Source : En public, poétique de l’auto-design par Boris Groys, éditions P.U.F., collection Perspectives critiques.
L’Institut de transfusion sanguine fondé et dirigé dans
les années 1920 par Alexandre Bogdanov a constitué une autre expérimentation
biopolitique fascinante, même si elle s’est avérée sans postérité. Bogdanov fut
un ami proche de Lénine lorsqu’ils étaient jeunes, ainsi que le cofondateur du
mouvement intellectuel et politique qui, à l’intérieur du parti social
démocrate russe, conduisit au bolchevisme. Plus tard, cependant, il se
distancia progressivement de la politique contemporaine et fut vivement
critiqué par Lénine pour son attitude défavorable à Ernst Mach et à la
philosophie positiviste de celui-ci.
Après la révolution, Bogdanov dirigea le fameux « Proletkult »

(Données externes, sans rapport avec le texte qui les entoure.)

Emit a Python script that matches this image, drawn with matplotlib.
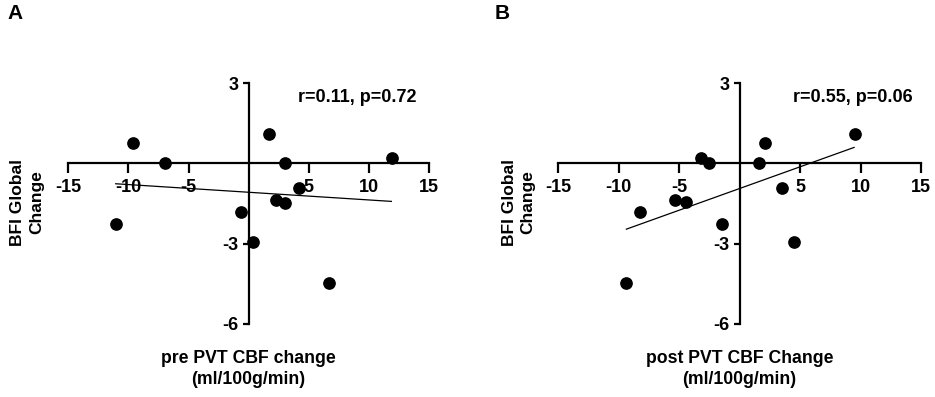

où il vanta la transformation de la culture traditionnelle en une pratique de
« construction de la vie. » Avec le temps, la pensée de Bogdanov
évolua ainsi en direction d’une biopolitique active. Par la même occasion, il
se passionna pour les expérimentations en matière de transfusion sanguine, par
lesquelles il espérait ralentir le vieillissement, si ce n’est le stopper
complètement. La transfusion sanguine des plus jeunes générations vers les plus
vieilles était supposée rajeunir les aînés et établir la solidarité
intergénérationnelle que Bogdanov considérait comme essentielle pour établir
une société socialiste juste. Le hasard a cependant voulu qu’il décédât d’une
telle transfusion.
Pour le lecteur d’aujourd’hui, les rapports de Bogdanov
à l’Institut de la transfusion sanguine évoquent le roman de Bram Stoker,
Dracula, en particulier le moment où le sang d’une jeune étudiante est
partiellement échangé avec celui d’un écrivain âgé, opération supposée
bénéfique pour chacun d’eux.
Cette analogie n’a rien d’une coïncidence. La société
des vampires, des corps immortels, sur laquelle Dracula règne est par excellence
une société du biopouvoir total. Écrit en 1897, à la même époque que la
philosophie de la part commune de Fedorov, Dracula ne décrit cependant pas
l’âge du biopouvoir total comme une utopie mais plutôt comme une dystopie.
Ainsi, les héros humains du roman défendent amèrement
leur droit à une mort naturelle, et la lutte contre la société des vampires
produisant et garantissant l’immortalité du corps se poursuit encore
aujourd’hui dans la culture de masse occidentale ; même lorsque la
séduction par le vampirique n’est pas rejetée. Il est vrai que l’aversion à
l’encontre de l’éternité du corps n’est pas nouvelle, comme les histoires de
Faust, de Frankenstein, et du Golem le montrent. Elles furent toutefois écrites
à une époque où la foi dans l’immortalité de l’âme n’avait pas complètement été
éteinte. Les vampires, à l’inverse, représentent une société étrangère à une
telle croyance : un organe du biopouvoir total, une communauté communiste
de corps immortels.
L’immortalité corporelle attirait et attire encore, particulièrement en Russie, à la fin du dix-neuvième siècle, et au début du vingtième. Afin de comprendre l’imagination biopolitique radicale de notre temps, il est donc nécessaire de lire en même temps Fedorov, Bogdanov et Bram Stoker.